* BRIEF *
Show every line in the entries below where the word "this" appears.

***** LISTED ENTRIES *****

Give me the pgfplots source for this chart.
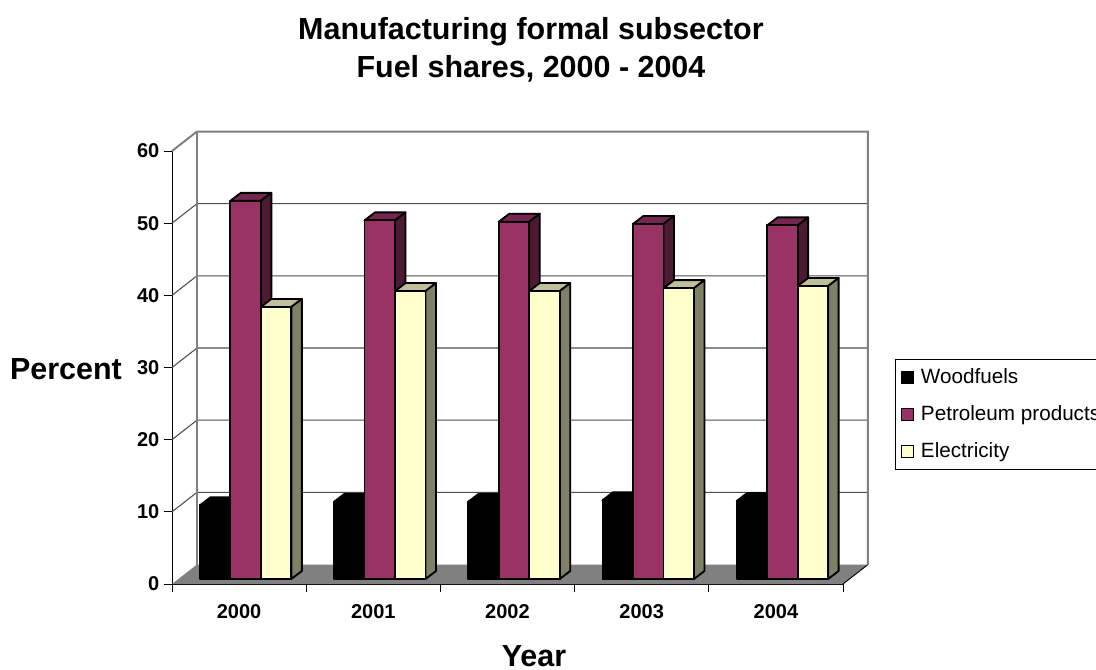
\documentclass[border=0pt]{standalone}
\usepackage{fontspec}
\setmainfont{Liberation Sans}
\usepackage{pgfplots}
\usepackage{pgfplotstable}
\pgfplotsset{compat=1.18}
\definecolor{wallgray}{HTML}{808080}
\definecolor{gridgray}{HTML}{4D4D4D}
\definecolor{plumfront}{HTML}{993366}
\definecolor{plumside}{HTML}{4D1A33}
\definecolor{plumtop}{HTML}{732650}
\definecolor{creamfront}{HTML}{FFFFCC}
\definecolor{creamside}{HTML}{808066}
\definecolor{creamtop}{HTML}{BFBF99}

\pgfplotstableread{
row woodfuels petroleum electricity
0 10.2 52.4 37.7
1 10.7 49.7 39.9
2 10.7 49.5 39.9
3 10.9 49.2 40.3
4 10.8 49.0 40.6
}\shares

% one bar as three faces; 134.2 px per year, 7.2167 px per percent
\newcommand{\cube}[6]{%
  \pgfplotstablegetelem{#1}{#2}\of\shares
  \pgfmathsetmacro{\xa}{2000+#1+#3/134.2}
  \pgfmathsetmacro{\xb}{\xa+30.5/134.2}
  \pgfmathsetmacro{\xc}{\xb+10.5/134.2}
  \pgfmathsetmacro{\xd}{\xa+10.5/134.2}
  \pgfmathsetmacro{\yb}{0.693+\pgfplotsretval}
  \pgfmathsetmacro{\yc}{\yb+1.108}
  \addplot[forget plot,fill=#6,draw=black,line width=1.4pt,line join=round] coordinates {(\xa,\yb) (\xb,\yb) (\xc,\yc) (\xd,\yc)} --cycle;
  \addplot[forget plot,fill=#5,draw=black,line width=1.4pt,line join=round] coordinates {(\xb,0.693) (\xc,1.801) (\xc,\yc) (\xb,\yb)} --cycle;
  \addplot[forget plot,fill=#4,draw=black,line width=1.4pt,line join=round] coordinates {(\xa,0.693) (\xb,0.693) (\xb,\yb) (\xa,\yb)} --cycle;
}

\begin{document}
\begin{tikzpicture}
\useasboundingbox (-129pt,-63.75pt) rectangle (693pt,438pt);
\begin{axis}[
    scale only axis,
    width=503.25pt,
    height=324.75pt,
    xmin=1999.5, xmax=2004.5,
    ymin=0, ymax=60,
    clip=false,
    axis x line*=bottom,
    axis y line*=left,
    axis line style={draw=black,line width=0.7pt,-},
    tick style={draw=black,line width=0.7pt},
    tick align=outside,
    major tick length=6pt,
    xtick={1999.5,2000.5,2001.5,2002.5,2003.5,2004.5},
    xticklabels={2000,2001,2002,2003,2004},
    x tick label as interval,
    xticklabel style={yshift=-6pt},
    ytick={0,10,20,30,40,50,60},
    /pgf/number format/assume math mode=true,
    ticklabel style={font=\fontsize{15}{18}\selectfont\bfseries},
    title={Manufacturing formal subsector\\Fuel shares, 2000 - 2004},
    title style={align=center,font=\fontsize{22.85}{28}\selectfont\bfseries,
      at={(axis description cs:0.535,1.215)},anchor=center},
    xlabel={Year},
    xlabel style={font=\fontsize{22.85}{24}\selectfont\bfseries,
      at={(axis description cs:0.5395,-0.1665)},anchor=center},
    ylabel={Percent},
    ylabel style={font=\fontsize{22.85}{24}\selectfont\bfseries,rotate=-90,
      at={(axis description cs:-0.158,0.497)},anchor=center},
    legend style={
      at={(axis description cs:1.0780,0.5205)},anchor=north west,
      draw=black,line width=0.7pt,fill=white,
      font=\fontsize{15.5}{18}\selectfont,
      row sep=11pt,column sep=3pt,inner xsep=4pt,inner ysep=5.3pt,
    },
    legend cell align=left,
    legend image code/.code={\draw[#1,line width=0.9pt] (0pt,-4.5pt) rectangle (9pt,4.5pt);},
  ]
  % walls and floor
  \addplot[forget plot,draw=none,fill=wallgray] coordinates {(1999.5,0) (1999.6863,2.702) (2004.6863,2.702) (2004.5,0)} --cycle;
  \addplot[forget plot,draw=black,line width=0.7pt] coordinates {(2004.5,0) (2004.6863,2.702)};
  \addplot[forget plot,draw=gridgray,line width=0.8pt] coordinates {(1999.5,10) (1999.6863,12.702) (2004.6863,12.702)};
  \addplot[forget plot,draw=gridgray,line width=0.8pt] coordinates {(1999.5,20) (1999.6863,22.702) (2004.6863,22.702)};
  \addplot[forget plot,draw=gridgray,line width=0.8pt] coordinates {(1999.5,30) (1999.6863,32.702) (2004.6863,32.702)};
  \addplot[forget plot,draw=gridgray,line width=0.8pt] coordinates {(1999.5,40) (1999.6863,42.702) (2004.6863,42.702)};
  \addplot[forget plot,draw=gridgray,line width=0.8pt] coordinates {(1999.5,50) (1999.6863,52.702) (2004.6863,52.702)};
  \addplot[forget plot,draw=wallgray,line width=1.5pt] coordinates {(1999.5,60) (1999.6863,62.702) (2004.6863,62.702) (2004.6863,2.702)};
  \addplot[forget plot,draw=wallgray,line width=1.5pt] coordinates {(1999.6863,2.702) (1999.6863,62.702)};

  % bars, left to right
  \pgfplotsinvokeforeach{0,1,2,3,4}{
    \cube{#1}{woodfuels}{-39.25}{black}{black}{black}
    \cube{#1}{petroleum}{-8.75}{plumfront}{plumside}{plumtop}
    \cube{#1}{electricity}{21.75}{creamfront}{creamside}{creamtop}
  }

  \addlegendimage{fill=black,draw=black}
  \addlegendentry{Woodfuels}
  \addlegendimage{fill=plumfront,draw=black}
  \addlegendentry{Petroleum products}
  \addlegendimage{fill=creamfront,draw=black}
  \addlegendentry{Electricity}
\end{axis}
\end{tikzpicture}
\end{document}
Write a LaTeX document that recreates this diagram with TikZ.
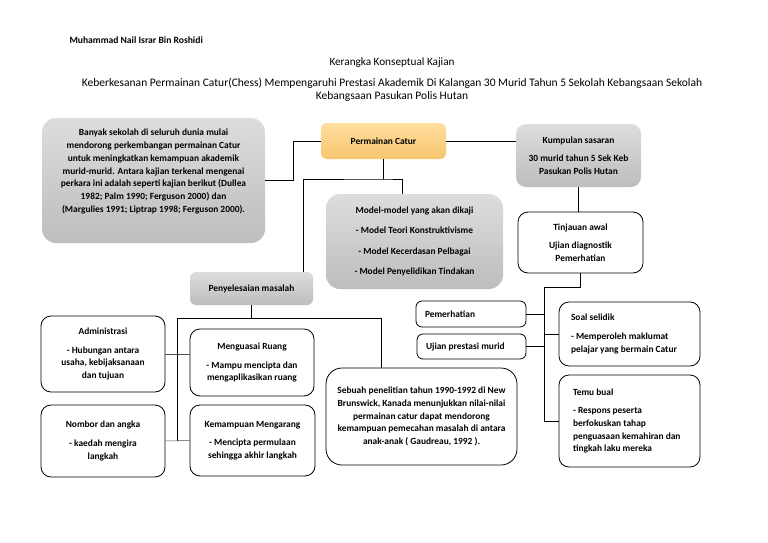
\documentclass[tikz,border=0pt]{standalone}
\usepackage{fontspec}
\setmainfont{Carlito}
\usepackage{xcolor}
\usepackage{tikz}
\usetikzlibrary{calc}
\definecolor{boxtop}{HTML}{DDDDDD}
\definecolor{boxbot}{HTML}{BDBDBD}
\definecolor{cattop}{HTML}{FFDE9E}
\definecolor{catbot}{HTML}{F7C56E}
\newcommand{\boxfont}{\bfseries\fontsize{9.4}{12.7}\selectfont}
\tikzset{
  graybox/.style={top color=boxtop, bottom color=boxbot, draw=none, rounded corners=14pt,
    align=center, font=\boxfont, inner sep=2pt},
  catbox/.style={top color=cattop, bottom color=catbot, draw=none, rounded corners=6pt,
    align=center, font=\boxfont, inner sep=2pt},
  whitebox/.style={draw=black, line width=0.8pt, fill=white, rounded corners=10pt,
    align=center, font=\boxfont, inner sep=2pt},
  leftbox/.style={whitebox, align=flush left},
  link/.style={draw=black, line width=0.8pt},
  stem/.style={draw=black, line width=1.5pt},
  fine/.style={draw=black!70, line width=0.5pt},
  every node/.style={text=black}
}

\begin{document}
\begin{tikzpicture}[x=1pt,y=-1pt]
  \useasboundingbox (0,0) rectangle (768,543);

  % header
  \node[anchor=west, font=\bfseries\fontsize{9.6}{11}\selectfont] (author) at (66,40) {Muhammad Nail Israr Bin Roshidi};
  \node[font=\fontsize{11.2}{13}\selectfont] (heading) at (392,63) {Kerangka Konseptual Kajian};
  \node[font=\fontsize{11.5}{13.5}\selectfont, align=center] (title) at (392,90)
    {Keberkesanan Permainan Catur(Chess) Mempengaruhi Prestasi Akademik Di Kalangan 30 Murid Tahun 5 Sekolah Kebangsaan Sekolah\\
     Kebangsaan Pasukan Polis Hutan};

  % upper boxes
  \node[graybox, minimum width=223, minimum height=125] (intro) at (153.5,180.5)
    {Banyak sekolah di seluruh dunia mulai\\ mendorong perkembangan permainan Catur\\
     untuk meningkatkan kemampuan akademik\\ murid-murid. Antara kajian terkenal mengenai\\
     perkara ini adalah seperti kajian berikut (Dullea\\ 1982; Palm 1990; Ferguson 2000) dan\\
     (Margulies 1991; Liptrap 1998; Ferguson 2000).\\[3pt] \strut};
  \node[catbox, minimum width=125, minimum height=36] (catur) at (383.5,141) {Permainan Catur};
  \node[graybox, rounded corners=10pt, minimum width=125, minimum height=63] (kumpulan) at (578.5,155.5)
    {Kumpulan sasaran\\[6pt] 30 murid tahun 5 Sek Keb\\ Pasukan Polis Hutan};
  \node[graybox, font=\bfseries\fontsize{9.4}{20.5}\selectfont, minimum width=177, minimum height=95] (model) at (414.5,241.5)
    {Model-model yang akan dikaji\\ - Model Teori Konstruktivisme\\
     - Model Kecerdasan Pelbagai\\ - Model Penyelidikan Tindakan};
  \node[whitebox, minimum width=125, minimum height=61] (tinjauan) at (580.5,242.5)
    {Tinjauan awal\\[6pt] Ujian diagnostik\\ Pemerhatian};
  \node[graybox, rounded corners=6pt, minimum width=123, minimum height=33] (penyelesaian) at (251.5,288.5)
    {Penyelesaian masalah};

  % right side
  \node[leftbox, text width=92, inner xsep=9, minimum height=26, rounded corners=6pt] (pemerhatian) at (471,314) {Pemerhatian};
  \node[leftbox, text width=91, inner xsep=9, minimum height=25, rounded corners=6pt] (ujian) at (471.5,346.5) {Ujian prestasi murid};
  \node[leftbox, text width=117, inner xsep=12, minimum height=64] (soal) at (629.5,334)
    {Soal selidik\\[6pt] - Memperoleh maklumat\\ pelajar yang bermain Catur};
  \node[leftbox, text width=113, inner xsep=14, minimum height=92] (temu) at (629.5,421)
    {Temu bual\\[6pt] - Respons peserta\\ berfokuskan tahap\\ penguasaan kemahiran dan\\ tingkah laku mereka};

  % left side
  \node[whitebox, minimum width=124, minimum height=76] (admin) at (103,354)
    {Administrasi\\[6pt] - Hubungan antara\\ usaha, kebijaksanaan\\ dan tujuan};
  \node[whitebox, minimum width=124, minimum height=67] (ruang) at (252,362.5)
    {Menguasai Ruang\\[6pt] - Mampu mencipta dan\\ mengaplikasikan ruang};
  \node[whitebox, minimum width=124, minimum height=72] (nombor) at (103,441)
    {Nombor dan angka\\[6pt] - kaedah mengira\\ langkah};
  \node[whitebox, minimum width=125, minimum height=71] (karang) at (252.5,440.5)
    {Kemampuan Mengarang\\[6pt] - Mencipta permulaan\\ sehingga akhir langkah};
  \node[whitebox, rounded corners=16pt, minimum width=191, minimum height=97] (kajian) at (421.5,416.5)
    {Sebuah penelitian tahun 1990-1992 di New\\ Brunswick, Kanada menunjukkan nilai-nilai\\
     permainan catur dapat mendorong\\ kemampuan pemecahan masalah di antara\\
     anak-anak ( Gaudreau, 1992 ).};

  % connectors
  \coordinate (topsplit) at (383.5,179);
  \coordinate (rbus) at (544,287);
  \coordinate (lsplit) at (251.5,318);
  \coordinate (lbus) at (177,318);

  \draw[link] (intro.east) -- ++(28,0) |- (catur.west);
  \draw[link] (catur.east) -- (catur.east -| kumpulan.west);
  \draw[stem] (catur.south) -- (topsplit);
  \draw[link] ([xshift=52]penyelesaian.north) |- (topsplit) -| ([xshift=-12]model.north);

  \draw[link] (kumpulan.south) -- (kumpulan.south |- tinjauan.north);
  \draw[link] (tinjauan.south) |- (rbus) -- (rbus |- temu.west) -- (temu.west);
  \draw[link] (pemerhatian.east) -- (pemerhatian.east -| rbus);
  \draw[link] (ujian.east) -- (ujian.east -| rbus);
  \draw[link] (soal.west -| rbus) -- (soal.west);

  \draw[stem] (penyelesaian.south) -- (lsplit);
  \draw[link] (lbus) -| ([xshift=-40]kajian.north);
  \draw[link] (lbus) -- (lbus |- nombor.east);
  \draw[fine] (admin.east) -- (admin.east -| ruang.west);
  \draw[fine] (nombor.east) -- (karang.west);
\end{tikzpicture}
\end{document}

*****

* OUTPUT OF THE EXERCISE *
Give me the pgfplots source for this chart.
Write a LaTeX document that recreates this diagram with TikZ.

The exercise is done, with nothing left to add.